The original graphic novel, released as a limited-run comic series between 1986 and 1987, remains one of the most beloved and famous works in the medium. Its writer, Alan Moore, staunchly refuses to even acknowledge any adaptations of his work, demanding his name be removed from that V for Vendetta movie, Zack Snyder's own attempt at Watchmen in 2009, and now, obviously, this. Lindelof admitted to appropriating the source material against its creator's wishes in an open letter to fans last year. But it's this self-awareness that seeps into the new show's themes and makes Watchmen one of the most compelling new superhero adaptations since Moore put pen to paper.
The story, which moves to 2019-the events of Watchmen in 1985 are, here, all canon and part of the show's history-also moves to Tulsa, Oklahoma, where the police wear yellow masks to protect their identities after a widespread attack on law enforcement several years ago. Police firearm use is regulated, cell phones and the Internet are outright banned, and holograms are real. Sounds great, honestly, until members of the white nationalist group the Seventh Cavalry, who wear masks inspired by Rorschach-a popular character in the comic-start putting a major plan into motion.
To say more would be to ruin the brilliant structure this Watchmen takes up. The first hour plays almost like a police procedural, with Angela Abar (Regina King, flawless, obviously) taking on the mantle of our new main character. She's part of the Tulsa Police Force as Sister Night (yeah, some of them get to wear bespoke costumes), alongside Looking Glass (Tim Blake Nelson in a reflective silver mask), Red Scare (an overweight pragmatist with a Soviet accent) and Pirate Jenny (cool outfit; doesn't get to do much).
Abar is a perfect new face for the series. King grounds her with real vulnerability when she's dragged into a larger conspiracy than she ever thought possible, alongside scenes in which she casually squeegees off a bunch of tiny squids, which fell from the sky, from her windshield.
Right. Squids. About that.
New viewers will likely require at least some CliffsNotes on what came before, since all of the Watchmen graphic novel is, as noted, canon and history. A history in which an interdimensional squid monster suddenly appeared in New York and released a psychic blast, killing millions. A history in which Robert Redford has been president since 1992 (Nixon having previously repealed term limits). A history in which masked vigilantes have been operating outside of the law for nearly a century. But first, a real history lesson. Watchmen's first scene shows us its version of the very real Tulsa Race Riot of 1921, a shameful piece of America's past that informs most of what comes later in this brilliant, agonizing story.
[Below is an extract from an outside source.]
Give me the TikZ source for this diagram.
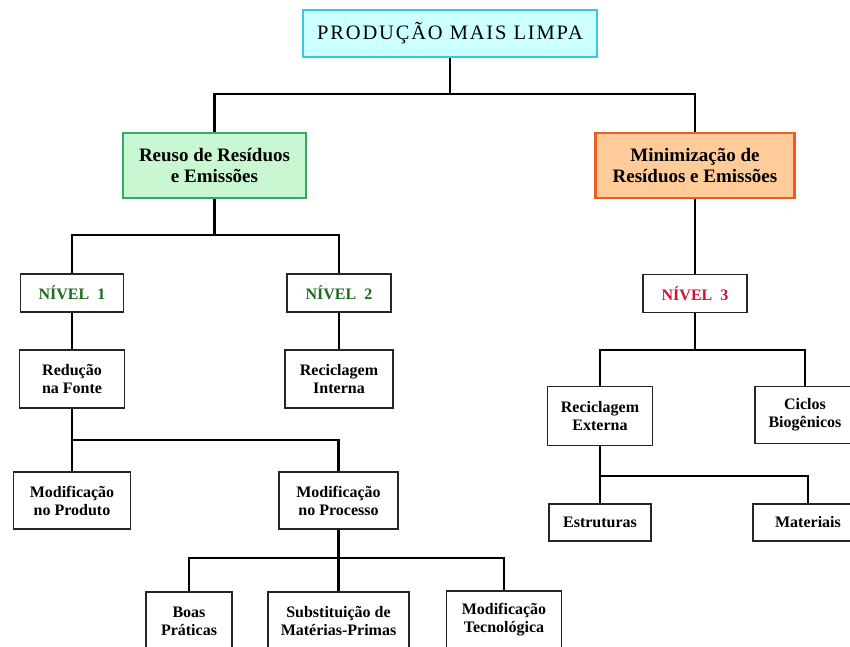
\documentclass[tikz,border=0pt]{standalone}
\usepackage{fontspec}
\setmainfont{Liberation Serif}
\newfontfamily\topfont[LetterSpace=9]{Liberation Serif}
\definecolor{cyanb}{HTML}{33CCDD}
\definecolor{cyanf}{HTML}{CCFFFF}
\definecolor{greenb}{HTML}{33AA66}
\definecolor{greenf}{HTML}{C8F7D2}
\definecolor{orab}{HTML}{F05A1E}
\definecolor{oraf}{HTML}{FFCC99}
\definecolor{nivgreen}{HTML}{1E6B1E}
\definecolor{nivred}{HTML}{CC1133}
\tikzset{
  conn/.style={line width=2.6pt, draw=black},
  box/.style={draw=black!85, line width=1.3pt, fill=white, inner sep=0pt, align=center,
    font=\bfseries\fontsize{16}{18}\selectfont},
  bigbox/.style={line width=2.6pt, inner sep=0pt, align=center,
    font=\bfseries\fontsize{19}{21}\selectfont},
}
\begin{document}
\begin{tikzpicture}[x=1pt,y=-1pt]
\useasboundingbox (0,0) rectangle (850,646);
\clip (0,0) rectangle (850,646);
% nodes
\node[draw=cyanb, fill=cyanf, line width=2.6pt, minimum width=294pt, minimum height=47pt, inner sep=0pt,
  font=\topfont\fontsize{20.5}{23}\selectfont] (top) at (450,33.5) {PRODUÇÃO MAIS LIMPA};
\node[bigbox, draw=greenb, fill=greenf, minimum width=183pt, minimum height=65pt] (reuso) at (214.5,165.5)
  {Reuso de Resíduos\\e Emissões};
\node[bigbox, draw=orab, fill=oraf, minimum width=199pt, minimum height=65pt] (mini) at (695,165.5)
  {Minimização de\\Resíduos e Emissões};
\node[box, minimum width=103pt, minimum height=38pt, text=nivgreen] (n1) at (72,293) {NÍVEL\ \ 1};
\node[box, minimum width=104pt, minimum height=38pt, text=nivgreen] (n2) at (339,293) {NÍVEL\ \ 2};
\node[box, minimum width=104pt, minimum height=38pt, text=nivred] (n3) at (695,293.5) {NÍVEL\ \ 3};
\node[box, minimum width=105pt, minimum height=58pt] (red) at (72,379) {Redução\\na Fonte};
\node[box, minimum width=108pt, minimum height=58pt] (recint) at (339,379) {Reciclagem\\Interna};
\node[box, minimum width=105pt, minimum height=59pt] (recext) at (600,416) {Reciclagem\\Externa};
\node[box, minimum width=100pt, minimum height=57pt] (cic) at (805,415) {Ciclos\\Biogênicos};
\node[box, minimum width=117pt, minimum height=57pt] (prod) at (72,500.5) {Modificação\\no Produto};
\node[box, minimum width=119pt, minimum height=57pt] (proc) at (338.5,500.5) {Modificação\\no Processo};
\node[box, minimum width=102pt, minimum height=37pt] (est) at (600,522.5) {Estruturas};
\node[box, minimum width=110pt, minimum height=37pt] (mat) at (808,522.5) {Materiais};
\node[box, minimum width=86pt, minimum height=58pt] (boas) at (189,621) {Boas\\Práticas};
\node[box, minimum width=141pt, minimum height=58pt] (sub) at (338.5,621) {Substituição de\\Matérias-Primas};
\node[box, minimum width=115pt, minimum height=58pt] (tec) at (504,620) {Modificação\\Tecnológica};
% junctions
\coordinate (j0) at (450,94);
\coordinate (j1) at (214.5,235);
\coordinate (j2) at (695,350);
\coordinate (j3) at (72,440);
\coordinate (j4) at (338.5,558);
\coordinate (j5) at (600,476);
% connectors
\draw[conn] (top.south) -- (j0);
\draw[conn] (reuso.north) |- (j0) -| (mini.north);
\draw[conn] (reuso.south) -- (j1);
\draw[conn] (n1.north) |- (j1) -| (n2.north);
\draw[conn] (n1.south) -- (red.north);
\draw[conn] (n2.south) -- (recint.north);
\draw[conn] (mini.south) -- (n3.north);
\draw[conn] (n3.south) -- (j2);
\draw[conn] (recext.north) |- (j2) -| (cic.north);
\draw[conn] (red.south) -- (j3) -| (proc.north);
\draw[conn] (j3) -- (prod.north);
\draw[conn] (proc.south) -- (j4);
\draw[conn] (boas.north) |- (j4) -| (tec.north);
\draw[conn] (j4) -- (sub.north);
\draw[conn] (recext.south) -- (j5) -| (mat.north);
\draw[conn] (j5) -- (est.north);
\end{tikzpicture}
\end{document}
As Watchmen delves deeper into its own history, it becomes something special. The show we were watching at first becomes just a patch on a giant tapestry that recontextualizes moments from the comic and far, far earlier. One particular character's story, which has been told since Watchmen's earliest days, gets an entire black-and-white episodic treatment, and not only puts the new series in a new perspective, but speaks to the major themes of the stories we tell, retell, and tell again, and how violence, anger, and pain can be sanitized as heroism if you omit enough of the story.